A prominent Sydney hedge fund manager has joined a ‘big four’ professional services firm, in a new role assisting all kinds of asset managers to cope with debts and shrinking fee revenues, or to wind up their funds.
In November 2008, David Cambridge, formerly a director with Sydney-based hedge fund Prodigal, approached Deloitte with a message from the frontline of the crisis: an opportunity existed for the firm to provide a corporate recovery service for hedge funds and boutiques.
This would involve helping managers restructure their business, meet debts, cut fat in their budgets, enter a merger or, if all else failed, steer them through insolvency.
Cambridge now works as a contractor with Deloitte’s 180-person corporate reorganisation group.
The universe of financially-stressed funds managers is expanding: after incurring investment losses, most hedge funds, boutiques and larger managers are experiencing cuts in management fees.
And since many hedge funds are well below their high-water-marks, these managers will only be able to remember what it was like to earn performance fees for some time ahead.
Cambridge already has a few clients and some insights into the scope of work available.
While many hedge funds already ran lean and were in control of their costs, they would become panicked if they fail to remain solvent.

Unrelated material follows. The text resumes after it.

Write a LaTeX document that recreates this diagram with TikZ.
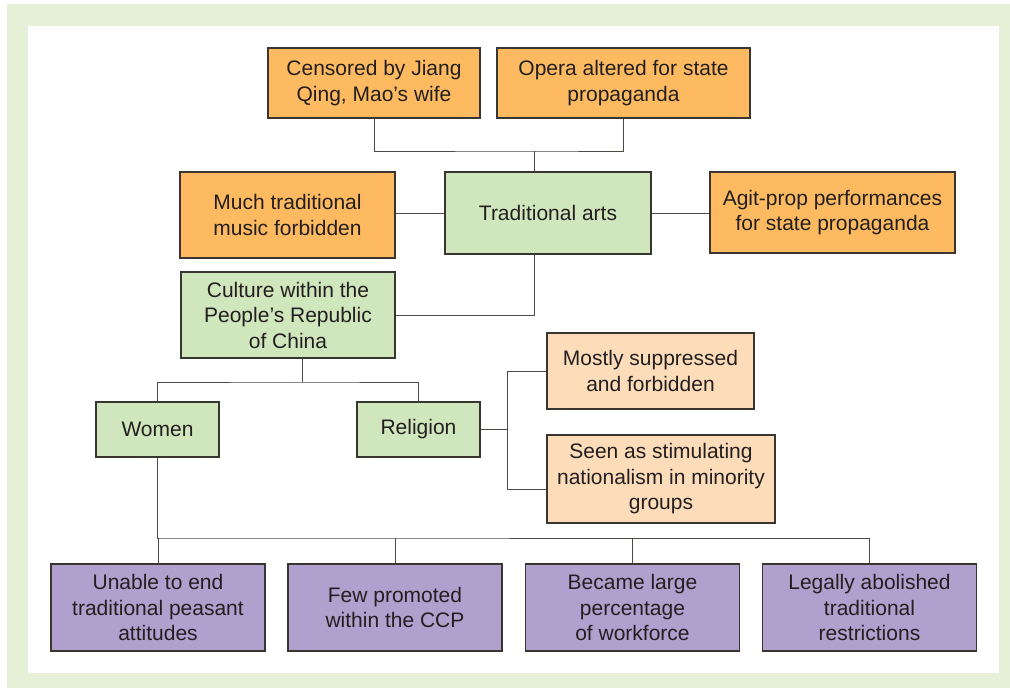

“Some are going to find it extremely difficult to keep going. Even if they have positive performance, investors are still redeeming to gain liquidity,” Cambridge said.
He said that consolidation in the funds management industry, as a result of financial pressures, was likely.
“We can help hedge funds reduce costs and stabilise, or get them ready for sale or for someone wanting to take a stake in their fund.”
Falling revenues and mounting debts would be experienced not only by funds managers, but right across the financial services industry, including financial planning dealer groups, Cambridge said.
For now, the pain was most evident among hedge funds and boutiques.
Due to some hedge funds’ outperformance relative to equities, they were experiencing liquidity pressures as investors, including hedge funds-of-funds, had redeemed investments.
Meanwhile, Prodigal, a $40 million multi-strategy hedge fund focused on Asian markets, was not actively looking for a replacement for Cambridge but would be open to a talented candidate joining the business, according to Mike Munns, managing director.